Misbakhun mengapresiasi Presiden Jokowi yang memiliki Menteri Keuangan, Bambang Brodjonegoro. Pasalnya, dia menilai Bambang memiliki kompetensi, integritas dan kecakapan dalam berkomunikasi dengan DPR serta stakeholder lain. Hal itulah yang mampu mensinergikan berbagai kebijakan ekonomi sesuai visi Nawacita.
“Jokowi patut bersyukur memiliki Pak Bambang yang berintegritas dan komunikatif dengan DPR sehingga mampu mensinergikan berbagai kebijakan ekonomi,” ucapnya.
Hal itupun bisa dibuktikan di RAPBN 2016, dimana Pemerintah menargetkan belanja pemerintah pusat sebesar Rp1.339,1 triliun. Rinciannya, belanja kementerian dan lembaga Rp780,4 triliun, lalu belanja non-kementerian dan lembaga Rp558,7 triliun.
Transfer ke daerah dan dana desa mencapai Rp 782,2 triliun. Jika ditambah dengan APBD yang bersumber dari pendapatan asli daerah (PAD), jumlahnya menjadi lebih dari Rp. 1.000 triliun.

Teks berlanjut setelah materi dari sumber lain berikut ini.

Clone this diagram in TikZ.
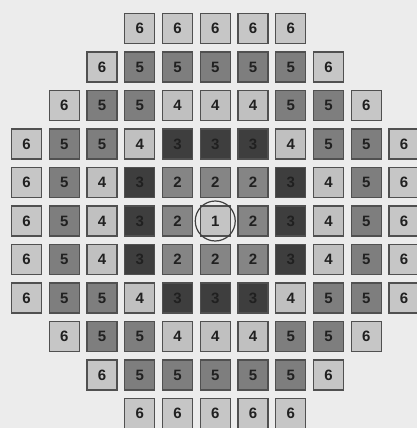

“Untuk pertama kalinya dalam sejarah, dan ini luar biasa, transfer daerah melebihi anggaran untuk kementerian. Presiden Jokowi juga menyiapkan dana infrastruktur yang mencapai Rp 313,5 triliun, atau 8 persen dari RAPBN 2016 yang Rp 2.121,3 triliun,” kata Politikus Partai Golkar itu.